Welcome to the Outdoor Women Lead blog: The OWL Nest! This blog will complement the videos that teach outdoor and naturalist skills as part of the OWL series. OWL is a collaborative project between Women for Healthy Rural Living (WHRL) and Maine Outdoor School, L3C (MOS), two organizations based in Milbridge, ME.
The OWL Nest will answer questions about outdoor experiences specific to female-identifying individuals, such as using the bathroom when there is no bathroom, outdoor hygiene, and safety. We also welcome your questions or ideas for future topics.
Spending time outdoors requires a different set of preparations for females than males. Women can have equal experiences in nature and are just as equipped to spend time outdoors as males, but there are differences in how we are built that influence how we must plan for outdoor time. In fact, there is evidence that those of us with wider hips are better equipped to deal with hardships outdoors. We can carry more weight comfortably over longer periods of time and we have slower metabolic rates. Through demystifying some of the intricacies of being female outdoors, we hope to reduce a few barriers that women and girls face when considering heading outside.
I remember reading A Year in the Maine Woods by Bernd Heinrich and, although I loved reading his daily log of life exploring the outdoors while based in his remote cabin, I could only think about how different my daily routines were when I lived in similar settings. For about a quarter of the month, I could not simply get up and head outside for some nature observation right away–I’d have to deal with my period without running water and a flush toilet. If I had to pee in the middle of the night, heading outside to bare my entire lower half to the biting insects, precipitation, cold, or a combination of the three was a bit of undertaking that could interrupt quite a bit of sleep. An unknown male in the area would always make me nervous. Bernd never had to plan for these kinds of situations.

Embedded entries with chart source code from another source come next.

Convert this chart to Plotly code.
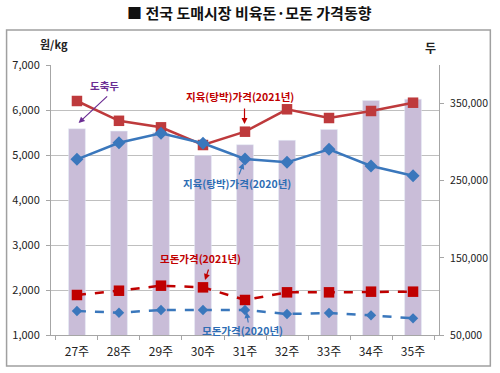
import plotly.graph_objects as go

weeks = ["27주", "28주", "29주", "30주", "31주", "32주", "33주", "34주", "35주"]
slaughter = [317400, 314300, 312600, 282900, 296700, 302300, 316500, 354000, 355700]
carcass_2021 = [6200, 5760, 5615, 5222, 5518, 6016, 5822, 5978, 6162]
carcass_2020 = [4904, 5273, 5482, 5260, 4911, 4837, 5127, 4756, 4540]
sow_2021 = [1889, 1984, 2096, 2059, 1778, 1948, 1948, 1963, 1963]
sow_2020 = [1533, 1496, 1556, 1556, 1556, 1467, 1489, 1437, 1370]

left_ticks = [1000, 2000, 3000, 4000, 5000, 6000, 7000]
right_ticks = [50000, 150000, 250000, 350000]

FONT = "Noto Sans CJK KR"
W, H = 500, 373
L, R, T, B = 49, 442, 65, 335

RED = "#BE3A3C"
RED2 = "#C00000"
BLUE = "#3A77BC"
PURPLE = "#6B2D93"
BAR = "#C9BDD8"
GRID = "#BFBFBF"


def px(x):
    return (x - L) / (R - L)


def py(y):
    return (B - y) / (B - T)


fig = go.Figure()
fig.add_trace(go.Bar(x=weeks, y=slaughter, marker_color=BAR, width=0.4,
                     yaxis="y", name="도축두"))
fig.add_trace(go.Scatter(x=weeks, y=carcass_2021, yaxis="y2", mode="lines+markers",
                         line=dict(color=RED, width=2.5),
                         marker=dict(symbol="square", size=10.5, color=RED)))
fig.add_trace(go.Scatter(x=weeks, y=carcass_2020, yaxis="y2", mode="lines+markers",
                         line=dict(color=BLUE, width=2.5),
                         marker=dict(symbol="diamond", size=10, color=BLUE)))
fig.add_trace(go.Scatter(x=weeks, y=sow_2021, yaxis="y2", mode="lines+markers",
                         line=dict(color=RED2, width=2.5, dash="dash"),
                         marker=dict(symbol="square", size=10.5, color=RED2)))
fig.add_trace(go.Scatter(x=weeks, y=sow_2020, yaxis="y2", mode="lines+markers",
                         line=dict(color=BLUE, width=2.5, dash="dash"),
                         marker=dict(symbol="diamond", size=8, color=BLUE)))

fig.update_layout(
    width=W, height=H,
    margin=dict(l=L, r=W - R, t=T, b=H - B),
    paper_bgcolor="white", plot_bgcolor="white",
    showlegend=False,
    font=dict(family=FONT, size=11, color="#333333"),
    xaxis=dict(showline=True, linecolor="#A6A6A6", linewidth=1,
               ticks="outside", tickson="boundaries", ticklen=4, tickcolor="#A6A6A6",
               ticklabelstandoff=6,
               tickfont=dict(size=12, color="#222222"), showgrid=False),
    yaxis=dict(side="right", range=[50000, 400000], tickvals=right_ticks,
               tickformat=",", showgrid=False, showline=True, linecolor="#A6A6A6",
               ticks="outside", ticklen=4, tickcolor="#A6A6A6", ticklabelstandoff=4,
               zeroline=False, tickfont=dict(size=10.5, color="#222222")),
    yaxis2=dict(side="left", overlaying="y", range=[1000, 7000], tickvals=left_ticks,
                tickformat=",", showgrid=True, gridcolor=GRID, gridwidth=1,
                showline=True, linecolor="#A6A6A6", ticks="outside", ticklen=4,
                tickcolor="#A6A6A6", ticklabelstandoff=4, zeroline=False,
                tickfont=dict(size=11, color="#222222")),
    bargap=0.6,
)

# outer frame
fig.add_shape(type="rect", xref="paper", yref="paper",
              x0=px(4), x1=px(494), y0=py(366), y1=py(30),
              line=dict(color="#A0A0A0", width=1.5), layer="below")

annos = [
    dict(text="<b>■ 전국 도매시장 비육돈·모돈 가격동향</b>", x=px(250), y=py(13),
         font=dict(size=15, color="#111111")),
    dict(text="<b>원/kg</b>", x=px(52), y=py(44), font=dict(size=11, color="#222222")),
    dict(text="<b>두</b>", x=px(433), y=py(47), font=dict(size=12, color="#222222")),
    dict(text="<b>도축두</b>", x=px(103), y=py(85), font=dict(size=10.5, color=PURPLE)),
    dict(text="<b>지육(탕박)가격(2021년)</b>", x=px(240), y=py(97), font=dict(size=10.5, color=RED2)),
    dict(text="<b>지육(탕박)가격(2020년)</b>", x=px(237), y=py(183), font=dict(size=10.5, color="#2E6DB4")),
    dict(text="<b>모돈가격(2021년)</b>", x=px(200), y=py(258), font=dict(size=10.5, color=RED2)),
    dict(text="<b>모돈가격(2020년)</b>", x=px(243), y=py(330), font=dict(size=10.5, color="#2E6DB4")),
]
for a in annos:
    fig.add_annotation(xref="paper", yref="paper", showarrow=False,
                       xanchor="center", yanchor="middle", **a)

arrows = [
    (px(77), py(123), 30, -28, PURPLE),
    (px(245), py(124), 0, -17, RED2),
    (px(244), py(163), -5, 13, BLUE),
    (px(205), py(280), 4, -12, RED2),
    (px(247), py(312), 2, 12, BLUE),
]
for x, y, ax, ay, c in arrows:
    fig.add_annotation(xref="paper", yref="paper", x=x, y=y, ax=ax, ay=ay,
                       showarrow=True, arrowhead=2, arrowsize=1, arrowwidth=1.2,
                       arrowcolor=c, text="")

fig.write_html("out.html", config={"displayModeBar": False},
               post_script="document.body.style.margin='0';document.body.style.padding='0';")
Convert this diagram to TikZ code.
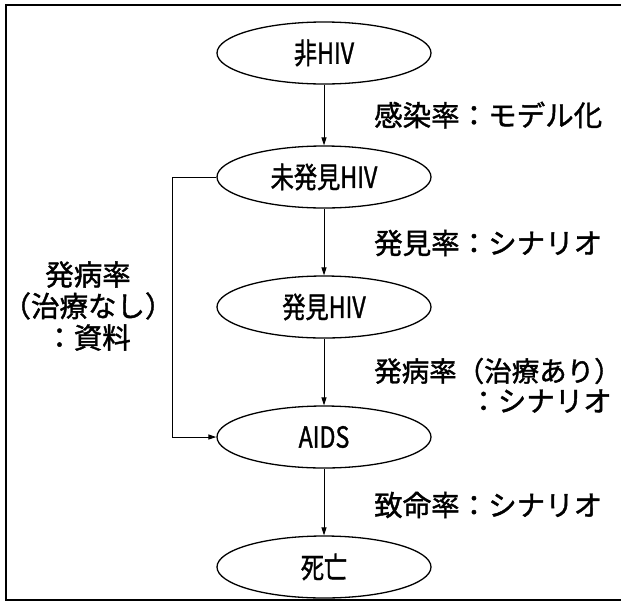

But for me, being immersed in the natural world is worth managing all those considerations. It makes me feel the most connected, the happiest, and the most confident–and this sense of well being from spending time in nature is backed up by science. Spending time in nature is one of the most effective ways of improving health and happiness. Everyone deserves this benefit, so by thoughtfully planning ahead, we can all have just as immersive experiences as Bernd; it just may look a little different.